Relatives gradually realize matriarch needs special care

? Slaine Hayes woke in the middle of a February night to the sound of the closet door shutting.

Sleep had been hard to come by since Slaine’s 87-year-old mother, afflicted with Alzheimer’s disease, moved in the week before. Cora Rafferty’s nighttime activities were already starting to become routine, and her daughter was feeling the strain of sleeping with one ear cocked open.

Slaine walked to the next room and found her mother piling clothes on the bed. Cora was packing because she wanted to go home, but the home she wanted to go to had been torn down years ago.

It’s 3 a.m., Slaine said, pointing to the alarm clock and reminding Cora she was staying at Slaine’s house now.

Cora apologized for waking her daughter, and Slaine moved the folded clothes to the floor so her mother could go back to bed.

This wasn’t the first time her mother had awoken in the middle of the night, and these episodes didn’t only affect her sleep.
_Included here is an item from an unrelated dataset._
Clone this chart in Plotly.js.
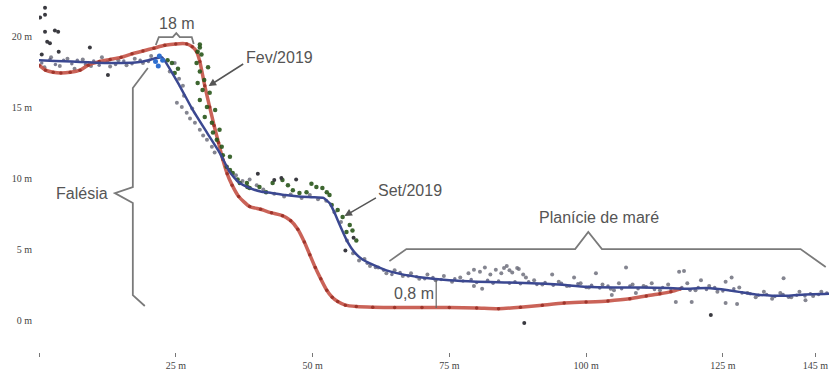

Her teen-age son had to get up for school, her husband for work.

“I knew the family would suffer to try to keep this going,” said Slaine, 49. “Within the first week I realized this was going to be a constant ritual, or we’d have to put her into assisted living.”
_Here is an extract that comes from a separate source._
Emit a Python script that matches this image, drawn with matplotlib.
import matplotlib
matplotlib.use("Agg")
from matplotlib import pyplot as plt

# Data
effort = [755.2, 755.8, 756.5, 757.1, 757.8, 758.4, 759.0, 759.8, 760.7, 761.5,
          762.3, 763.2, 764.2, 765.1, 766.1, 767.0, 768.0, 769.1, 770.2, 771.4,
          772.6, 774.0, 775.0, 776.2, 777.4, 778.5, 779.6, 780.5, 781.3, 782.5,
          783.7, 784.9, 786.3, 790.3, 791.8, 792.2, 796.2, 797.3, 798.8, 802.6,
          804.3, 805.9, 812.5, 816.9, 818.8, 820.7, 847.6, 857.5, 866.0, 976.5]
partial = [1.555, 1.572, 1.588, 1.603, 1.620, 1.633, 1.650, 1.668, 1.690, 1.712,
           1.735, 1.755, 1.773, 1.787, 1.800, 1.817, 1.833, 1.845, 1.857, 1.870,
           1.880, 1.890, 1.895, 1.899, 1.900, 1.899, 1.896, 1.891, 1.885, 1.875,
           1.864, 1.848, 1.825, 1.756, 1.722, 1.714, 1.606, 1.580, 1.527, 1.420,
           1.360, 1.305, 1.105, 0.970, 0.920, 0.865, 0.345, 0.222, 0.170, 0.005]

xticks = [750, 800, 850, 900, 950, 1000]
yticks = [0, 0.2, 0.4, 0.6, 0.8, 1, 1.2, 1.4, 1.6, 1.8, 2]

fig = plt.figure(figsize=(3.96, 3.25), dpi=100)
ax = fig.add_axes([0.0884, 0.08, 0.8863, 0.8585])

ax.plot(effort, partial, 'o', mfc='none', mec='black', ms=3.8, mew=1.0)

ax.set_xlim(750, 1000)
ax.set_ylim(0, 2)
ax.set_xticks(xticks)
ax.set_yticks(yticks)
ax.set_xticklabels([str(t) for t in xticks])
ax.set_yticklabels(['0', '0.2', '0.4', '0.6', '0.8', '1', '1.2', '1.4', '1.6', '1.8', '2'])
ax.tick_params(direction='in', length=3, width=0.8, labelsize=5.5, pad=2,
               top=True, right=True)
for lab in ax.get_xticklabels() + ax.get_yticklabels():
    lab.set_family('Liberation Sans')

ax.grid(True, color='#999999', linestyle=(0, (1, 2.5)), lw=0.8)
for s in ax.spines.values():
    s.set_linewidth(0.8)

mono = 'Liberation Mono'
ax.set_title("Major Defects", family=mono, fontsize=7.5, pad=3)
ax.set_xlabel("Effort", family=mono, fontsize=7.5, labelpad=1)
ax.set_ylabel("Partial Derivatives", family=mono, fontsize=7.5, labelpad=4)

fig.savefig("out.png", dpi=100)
That decision is playing out in households across America as families must choose whether home care or assisted living is best for their loved ones.

More than a million people live in assisted living facilities in this country. With the number of people over age 85 expected to double in the next 20 years, the situation is expected to become even more common.

Even after a family decides assisted living is the best option, the emotional journey is just beginning. Feelings of guilt are typical, said Josetta Smalls, a social worker at Carroll Campbell Place, a facility for people with Alzheimer’s, where Cora Rafferty moved in April.

“The families know it’s the best decision, but they’re still cursing themselves,” Smalls said. “They’re asking themselves what they could have done differently, and I try to assure them that they’ve done their best.”

Slaine’s husband, George, 51, knew his wife was doing everything she could to care for her mother and saw the toll it was taking. She stopped meeting friends for lunch, and George could see she was sleep-deprived.

“I tried to help out, but Slaine took on most of the burden,” he said. “I was really worried about her.”

And just as George worried about his wife, Slaine worried about her mother.

When Cora moved in with the Hayeses in February, Slaine had no idea that her mother’s mental state had deteriorated so much. With no family history of Alzheimer’s, the concept of the disease never entered her mind.